À quel niveau l'IA peut-elle apporter une valeur supplémentaire ?
"C'est là où le volet learning prend tout son sens. En effet, il faut tout d'abord analyser l'interdépendance entre les systèmes, la structure des back ups en place et évaluer l'impact potentiel d'un système sur l'autre en termes de propagation. À ce niveau, la capacité de prédiction qu’offre certains modèles d’IA et Machine Learning permettent d’obtenir avec plus de fiabilité la gravité de l'impact potentiel de l'incident. Cela consiste à identifier les ramifications potentielles de l'incident en cours et en estimer l'échelle. À partir de ce moment, il est possible de définir si l'IA peut également prendre le contrôle de la réponse et jusqu'à quel niveau. C'est une première étape".

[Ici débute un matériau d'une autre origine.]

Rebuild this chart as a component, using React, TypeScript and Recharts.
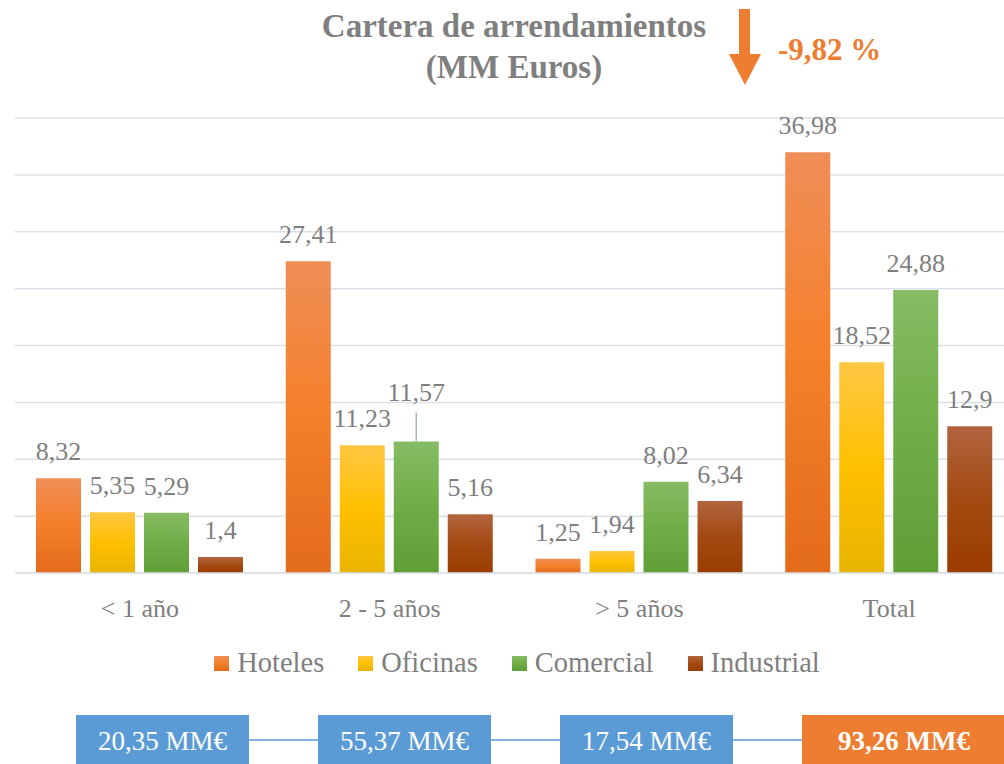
import React from 'react';
import { BarChart, Bar, XAxis, YAxis, CartesianGrid, Legend, LabelList } from 'recharts';

const FONT = "'Liberation Serif', serif";
const GREY = '#7F7F7F';

const categories = ['< 1 año', '2 - 5 años', '> 5 años', 'Total'];
const hoteles = [8.32, 27.41, 1.25, 36.98];
const oficinas = [5.35, 11.23, 1.94, 18.52];
const comercial = [5.29, 11.57, 8.02, 24.88];
const industrial = [1.4, 5.16, 6.34, 12.9];
const yTicks = [0, 5, 10, 15, 20, 25, 30, 35, 40];
const boxTotals = ['20,35 MM€', '55,37 MM€', '17,54 MM€', '93,26 MM€'];
const variation = '-9,82 %';

const series = [
  { key: 'Hoteles', values: hoteles, stops: ['#EF8E57', '#F57F29', '#E36B1C'] },
  { key: 'Oficinas', values: oficinas, stops: ['#FFC743', '#FFC000', '#E8B400'] },
  { key: 'Comercial', values: comercial, stops: ['#86BC64', '#70AD47', '#5F9F36'] },
  { key: 'Industrial', values: industrial, stops: ['#B2643F', '#A34A12', '#9B3C00'] },
];

const data = categories.map((name, i) => {
  const row: any = { name };
  series.forEach((s) => { row[s.key] = s.values[i]; });
  return row;
});

const fmt = (v: number) => String(v).replace('.', ',');

const makeLabel = (key: string) => (p: any) => {
  const vb = p.viewBox ?? p;
  const x = vb.x ?? p.x;
  const y = vb.y ?? p.y;
  const w = vb.width ?? p.width;
  const cx = x + w / 2;
  const raised = key === 'Comercial' && p.index === 1;
  return (
    <g>
      {raised && <line x1={cx} x2={cx} y1={y - 29} y2={y} stroke="#A9B6C6" strokeWidth={1.5} />}
      <text x={cx} y={raised ? y - 40 : y - 18} textAnchor="middle" fill={GREY} fontSize={26} fontFamily={FONT}>
        {fmt(p.value)}
      </text>
    </g>
  );
};

const renderLegend = () => (
  <div style={{ display: 'flex', justifyContent: 'center', alignItems: 'center', gap: 34, fontFamily: FONT }}>
    {series.map((s) => (
      <div key={s.key} style={{ display: 'flex', alignItems: 'center' }}>
        <span style={{ width: 15, height: 15, marginRight: 8, background: `linear-gradient(${s.stops[0]}, ${s.stops[1]}, ${s.stops[2]})` }} />
        <span style={{ fontSize: 28.5, lineHeight: '30px', color: GREY }}>{s.key}</span>
      </div>
    ))}
  </div>
);

export default function App() {
  const boxLeft = (i: number) => 76 + i * 242;
  return (
    <div style={{ position: 'fixed', left: 0, top: 0, width: 1004, height: 764, overflow: 'hidden', background: '#fff' }}>
      <div style={{ position: 'absolute', left: 0, top: 0 }}>
        <BarChart width={1040} height={700} data={data} margin={{ top: 118, right: 26, left: 15, bottom: 67 }} barGap={9} barSize={45}>
          <defs>
            {series.map((s) => (
              <linearGradient key={s.key} id={`grad${s.key}`} x1="0" y1="0" x2="0" y2="1">
                <stop offset="0%" stopColor={s.stops[0]} />
                <stop offset="50%" stopColor={s.stops[1]} />
                <stop offset="100%" stopColor={s.stops[2]} />
              </linearGradient>
            ))}
          </defs>
          <CartesianGrid vertical={false} stroke="#DCE0E6" strokeWidth={1.5} />
          <XAxis
            dataKey="name"
            height={60}
            axisLine={{ stroke: '#DCE0E6', strokeWidth: 1.5 }}
            tickLine={false}
            tickSize={0}
            tickMargin={0}
            interval={0}
            tick={(p: any) => (
              <text x={p.x} y={p.y + 44} textAnchor="middle" fill={GREY} fontSize={26} fontFamily={FONT}>
                {p.payload.value}
              </text>
            )}
          />
          <YAxis hide domain={[0, 40]} ticks={yTicks} />
          <Legend
            layout="horizontal"
            verticalAlign="middle"
            align="center"
            content={renderLegend}
            wrapperStyle={{ top: 648, left: 0, width: 1034 }}
          />
          {series.map((s) => (
            <Bar key={s.key} dataKey={s.key} fill={`url(#grad${s.key})`} isAnimationActive={false}>
              <LabelList dataKey={s.key} content={makeLabel(s.key)} />
            </Bar>
          ))}
        </BarChart>
      </div>

      <svg width={1004} height={764} style={{ position: 'absolute', left: 0, top: 0, pointerEvents: 'none' }}>
        <text x={514} y={37} textAnchor="middle" fill={GREY} fontSize={33} fontWeight="bold" fontFamily={FONT}>
          Cartera de arrendamientos
        </text>
        <text x={514} y={78} textAnchor="middle" fill={GREY} fontSize={33} fontWeight="bold" fontFamily={FONT}>
          (MM Euros)
        </text>
        <rect x={739} y={9} width={11} height={46} fill="#ED7D31" />
        <polygon points="729,54 761,54 745,85" fill="#ED7D31" />
        <text x={778} y={60} fill="#ED7D31" fontSize={31} fontWeight="bold" fontFamily={FONT}>
          {variation}
        </text>
        {boxTotals.slice(0, -1).map((_, i) => (
          <line key={i} x1={boxLeft(i) + 173} x2={boxLeft(i + 1)} y1={740} y2={740} stroke="#5B9BD5" strokeWidth={1.5} />
        ))}
      </svg>

      {boxTotals.map((t, i) => {
        const last = i === boxTotals.length - 1;
        return (
          <div
            key={t}
            style={{
              position: 'absolute',
              left: boxLeft(i),
              top: 715,
              width: last ? 204 : 173,
              height: 52,
              background: last ? '#ED7D31' : '#5B9BD5',
              color: '#fff',
              fontFamily: FONT,
              fontSize: 27,
              fontWeight: last ? 'bold' : 'normal',
              display: 'flex',
              alignItems: 'center',
              justifyContent: 'center',
              lineHeight: '30px',
            }}
          >
            {t}
          </div>
        );
      })}
    </div>
  );
}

"La deuxième étape concerne la phase de reprise. Quand un système tombe, une fois l'incident passé, les administrateurs sont appelés à enclencher le processus de Disaster Recovery pour chaque type d'application qui a été affectée. Tout ceci est défini dans les processus. Cette phase est une bonne cible pour l'automatisation parce qu'elle se compose d'actions structurées et séquencées. L'idée que nous développons consiste à formaliser ce processus dans des langages logiques temporels qui formeront la base de fonctionnement de l'IA afin d'être capable de prendre ces actions sans avoir besoin d'une intervention des administrateurs".